The Story

Three-year-old quick service restaurant (QSR) brand Boba Bhai has revealed its financial performance for the fiscal year 2026, showcasing a major top-line acceleration alongside widening bottom-line strains. The bubble tea and Korean food startup posted a massive 145% surge in net revenue, climbing to approximately ₹70 crore in FY26 up from the ₹28 crore recorded in FY25. However, the company's aggressive growth strategy came at a significant cost, with net losses widening by 32% to hit ₹12.5 crore, compared to ₹9.5 crore in the previous fiscal year. Despite the growing deficit, the brand's leadership remains intensely focused on scale, setting an ambitious target of 200% to 250% top-line growth for the upcoming financial year 2027.

📊 Key Numbers
₹70 Crore
FY26 Net Revenue
145% YoY
Revenue Growth
₹12.5 Crore
FY26 Net Loss
200-250%
FY27 Growth Target

Why It Matters

The core operational mechanism driving Boba Bhai's dramatic revenue expansion is its strict alignment with the rising popularity of East Asian pop culture and culinary preferences among young consumers in urban India.

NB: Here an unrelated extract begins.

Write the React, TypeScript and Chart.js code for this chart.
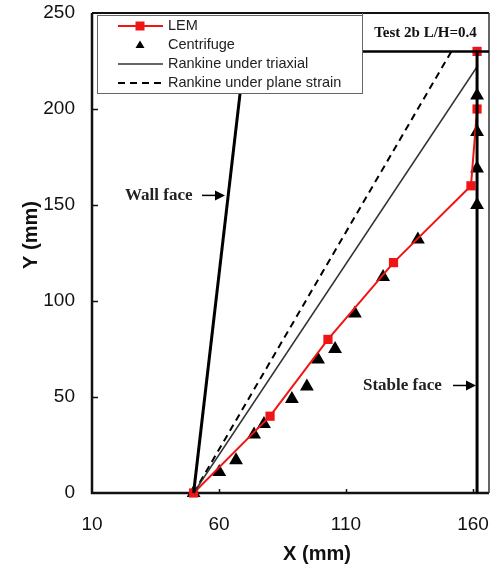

By pairing highly customizable bubble tea with trendy Korean street food items, the startup successfully tapped into a high-frequency, premium-priced consumption category. However, the widening of net losses to ₹12.5 crore highlights the capital-heavy realities of scaling physical supply chains and commercial kitchen networks. Building a sustainable quick-service restaurant brand requires heavy upfront expenditure in centralized base kitchens, temperature-controlled ingredient logistics, and retail store setups. In the early lifecycle of a retail brand, these fixed overhead costs front-load the expenses, suppressing short-term profitability until individual city clusters reach mature store-level density and optimized inventory turnaround times.

The Strategic Read

This financial trajectory highlights a broader operational change within the Indian food and beverage sector, where niche culinary trends are rapidly transitioning from localized standalone cafes into institutionalized corporate networks. Historically, international foods were restricted to fine-dining setups or independent upscale outlets with limited geographic reach. Boba Bhai's scale proves that a metrics-driven QSR model can industrialize these trends to achieve serious mass-market commercial volume. For venture capital investors and direct competitors, this performance reinforces that the modern food retail market requires a heavy land-grab phase to secure brand equity before focusing purely on margin optimization. If Boba Bhai achieves its aggressive 250% expansion target for FY27, it will create a formidable barrier to entry, forcing both legacy fast-food giants and emerging food-tech brands to look beyond Western-centric menus to capture the evolving palate of urban consumers.